» Set exercise: Skip pictures in the listing below; copy exactly the lines from the one with "Reproduce this chart with Plotly." through the one with "line=dict(color=RED, width=7), showlegend=False))", inclusive.

************

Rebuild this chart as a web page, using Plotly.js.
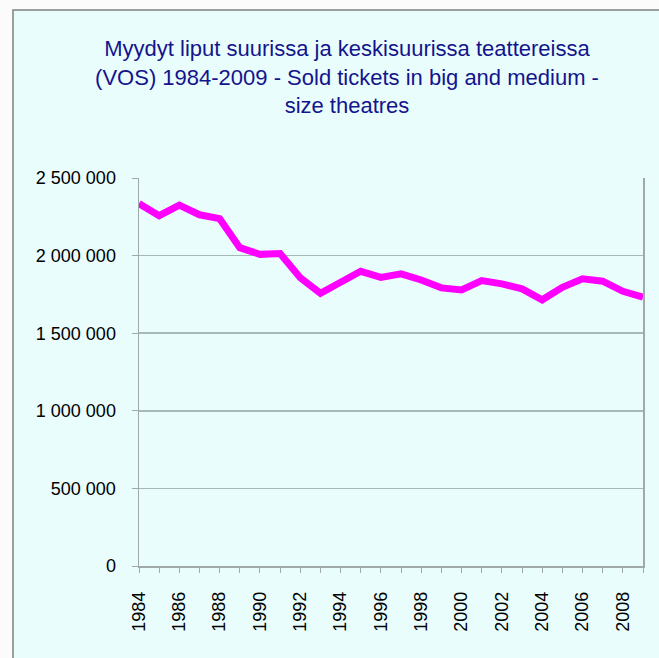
<!DOCTYPE html>
<html>
<head>
<meta charset="utf-8">
<script src="https://cdn.plot.ly/plotly-3.0.1.min.js"></script>
<style>
  html, body { margin: 0; padding: 0; background: #fbfbfb; }
  #chart { width: 659px; height: 658px; }
</style>
</head>
<body>
<div id="chart"></div>
<script>
const years = [1984,1985,1986,1987,1988,1989,1990,1991,1992,1993,1994,1995,1996,1997,1998,1999,2000,2001,2002,2003,2004,2005,2006,2007,2008,2009];
const soldTickets = [2335000,2257000,2325000,2263000,2238000,2051000,2008000,2013000,1858000,1757000,1828000,1899000,1860000,1882000,1843000,1792000,1779000,1839000,1818000,1786000,1715000,1796000,1850000,1835000,1770000,1732000];
const yTickVals = [0,500000,1000000,1500000,2000000,2500000];
const yTickText = ['0','500 000','1 000 000','1 500 000','2 000 000','2 500 000'];
const xTickText = years.map(y => (y % 2 === 0 ? String(y) : ''));
const titleText = 'Myydyt liput suurissa ja keskisuurissa teattereissa<br>(VOS) 1984-2009 - Sold tickets in big and medium -<br>size theatres';

const trace = {
  x: years,
  y: soldTickets,
  type: 'scatter',
  mode: 'lines',
  line: { color: '#ff00ff', width: 7, shape: 'linear' },
  hoverinfo: 'x+y'
};

const layout = {
  width: 659,
  height: 658,
  margin: { l: 139, r: 16, t: 178, b: 92, pad: 0 },
  paper_bgcolor: '#fbfbfb',
  plot_bgcolor: 'rgba(0,0,0,0)',
  showlegend: false,
  font: { family: 'Liberation Sans, Arial, sans-serif', color: '#000000' },
  title: {
    text: titleText,
    font: { family: 'Liberation Sans, Arial, sans-serif', size: 22, color: '#14148c' },
    x: 347 / 659,
    xref: 'container',
    xanchor: 'center',
    y: 1 - 56 / 658,
    yref: 'container',
    yanchor: 'top'
  },
  xaxis: {
    range: [1984, 2009],
    tickmode: 'array',
    tickvals: years,
    ticktext: xTickText,
    tickangle: -90,
    ticks: 'outside',
    ticklen: 5,
    tickcolor: '#a0a8a8',
    tickfont: { size: 18, color: '#000000' },
    ticklabelstandoff: 12,
    showgrid: false,
    showline: true,
    linecolor: '#a0a8a8',
    linewidth: 1.5,
    zeroline: false,
    fixedrange: true
  },
  yaxis: {
    range: [0, 2500000],
    tickmode: 'array',
    tickvals: yTickVals,
    ticktext: yTickText,
    ticks: 'outside',
    ticklen: 6,
    tickcolor: '#a0a8a8',
    tickfont: { size: 18, color: '#000000' },
    ticklabelstandoff: 12,
    showgrid: true,
    gridcolor: '#a8b8b8',
    gridwidth: 1.5,
    showline: true,
    mirror: true,
    linecolor: '#a0a8a8',
    linewidth: 1.5,
    zeroline: false,
    fixedrange: true
  },
  shapes: [{
    type: 'rect',
    xref: 'paper', yref: 'paper',
    x0: (13 - 139) / 504, x1: (680 - 139) / 504,
    y0: (566 - 680) / 388, y1: (566 - 10) / 388,
    fillcolor: '#e9fdfd',
    line: { color: '#808080', width: 1.5 },
    layer: 'below'
  }]
};

Plotly.newPlot('chart', [trace], layout, { displayModeBar: false, staticPlot: true });
</script>
</body>
</html>
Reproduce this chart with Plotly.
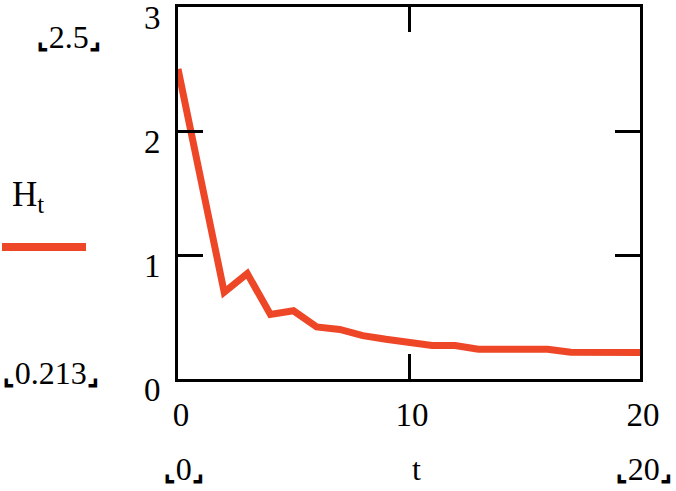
import plotly.graph_objects as go

t = list(range(21))
H = [2.5, 1.6, 0.70, 0.85, 0.52, 0.55, 0.42, 0.40, 0.35, 0.32, 0.30,
     0.27, 0.27, 0.24, 0.24, 0.24, 0.24, 0.215, 0.213, 0.213, 0.213]
x_ticks = [0, 10, 20]
y_ticks = [0, 1, 2, 3]

W, Hh = 676, 491
L, R, T, B = 178, 640, 7, 379
RED = "#EE4727"
FONT = "Liberation Serif, Times New Roman, serif"
FS = 33
AFS = 32

def px(x):
    return (x - L) / (R - L)

def py(y):
    return (B - y) / (B - T)

fig = go.Figure()
fig.add_trace(go.Scatter(x=t, y=H, mode="lines",
                         line=dict(color=RED, width=7), showlegend=False))

axis_common = dict(showline=True, mirror="ticks", linecolor="black", linewidth=3,
                   ticks="inside", tickcolor="black", tickwidth=3, ticklen=25,
                   showgrid=False, zeroline=False, ticklabeloverflow="allow",
                   automargin=False,
                   tickfont=dict(family=FONT, size=FS, color="black"))
fig.update_xaxes(range=[0, 20], tickvals=x_ticks, ticklabelstandoff=4,
                 ticklabelshift=3, **axis_common)
fig.update_yaxes(range=[0, 3], tickvals=y_ticks, ticklabelstandoff=8,
                 ticklabelshift=10, **axis_common)

LB = "<span style='font-family:DejaVu Sans;font-size:27px;font-weight:bold'>⌞</span>"
RB = "<span style='font-family:DejaVu Sans;font-size:27px;font-weight:bold'>⌟</span>"

ann = []
def text(x, y, s, size=AFS, xanchor="center"):
    ann.append(dict(x=px(x), y=py(y), xref="paper", yref="paper", text=s,
                    showarrow=False, xanchor=xanchor, yanchor="middle",
                    font=dict(family=FONT, size=size, color="black")))

text(68, 37, LB + "2.5" + RB)
text(50, 373, LB + "0.213" + RB)
text(28, 196, "H<sub><span style='font-size:25px'>t</span></sub>", size=35)
text(183, 469, LB + "0" + RB)
text(416, 469, "t")
text(643, 469, LB + "20" + RB)
fig.update_layout(annotations=ann)

fig.add_shape(type="line", xref="paper", yref="paper",
              x0=px(2), x1=px(86), y0=py(247), y1=py(247),
              line=dict(color=RED, width=8))

fig.update_layout(width=W, height=Hh, plot_bgcolor="white", paper_bgcolor="white",
                  margin=dict(l=L, r=W - R, t=T, b=Hh - B, pad=0))
fig.write_html("out.html", config={"displayModeBar": False},
               post_script="document.body.style.margin='0';")
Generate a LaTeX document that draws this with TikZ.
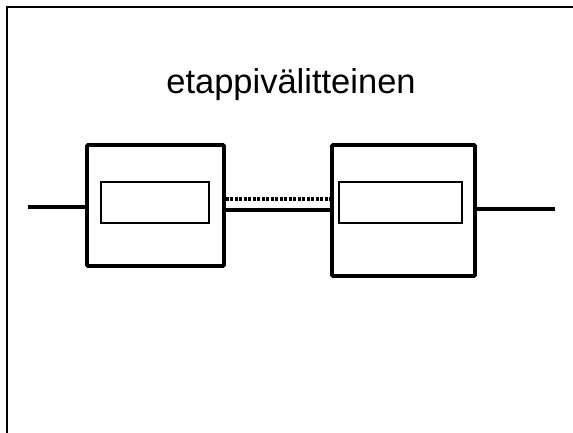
\documentclass[tikz,border=0pt]{standalone}
\usepackage{fontspec}
\setmainfont{Liberation Sans}
\usetikzlibrary{positioning}

\begin{document}
\begin{tikzpicture}[x=1pt,y=-1pt]
         \tikzset{outerbox/.style={draw,line width=3.6pt,rounded corners=1pt,inner sep=0pt}}
         \tikzset{innerbox/.style={draw,line width=1.3pt,inner sep=0pt}}
         \tikzset{wire/.style={line width=3.2pt}}
         \useasboundingbox (0,0) rectangle (573,432);
         \draw[line width=2.6pt] (7,440) -- (7,7) -- (580,7);
         \node (title) at (291,93) [anchor=base,font=\fontsize{34.5}{40}\selectfont] {etappivälitteinen};
         % the two stations
         \node (stationA) at (155.5,205.5) [outerbox,minimum width=137pt,minimum height=121pt] {};
         \node (stationB) at (403.5,210.5) [outerbox,minimum width=143pt,minimum height=131pt] {};
         \node (unitA) at (155,202.5) [innerbox,minimum width=108pt,minimum height=41pt] {};
         \node (unitB) at (400.5,202.5) [innerbox,minimum width=123pt,minimum height=41pt] {};
         \coordinate (lineIn) at (28,207);
         \coordinate (lineOut) at (555,209);
         \coordinate (linkA) at (stationA.east |- 0,210);
         \coordinate (hopA) at (stationA.east |- 0,199);
         % connections
         \draw[wire] (lineIn) -- (lineIn -| stationA.west);
         \draw[wire] (linkA) -- (linkA -| stationB.west);
         \draw[wire,dash pattern=on 3pt off 1.5pt] (hopA) -- (hopA -| stationB.west);
         \draw[wire] (lineOut -| stationB.east) -- (lineOut);
\end{tikzpicture}
\end{document}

************

» Result of the task:
Reproduce this chart with Plotly.
import plotly.graph_objects as go

t = list(range(21))
H = [2.5, 1.6, 0.70, 0.85, 0.52, 0.55, 0.42, 0.40, 0.35, 0.32, 0.30,
     0.27, 0.27, 0.24, 0.24, 0.24, 0.24, 0.215, 0.213, 0.213, 0.213]
x_ticks = [0, 10, 20]
y_ticks = [0, 1, 2, 3]

W, Hh = 676, 491
L, R, T, B = 178, 640, 7, 379
RED = "#EE4727"
FONT = "Liberation Serif, Times New Roman, serif"
FS = 33
AFS = 32

def px(x):
    return (x - L) / (R - L)

def py(y):
    return (B - y) / (B - T)

fig = go.Figure()
fig.add_trace(go.Scatter(x=t, y=H, mode="lines",
                         line=dict(color=RED, width=7), showlegend=False))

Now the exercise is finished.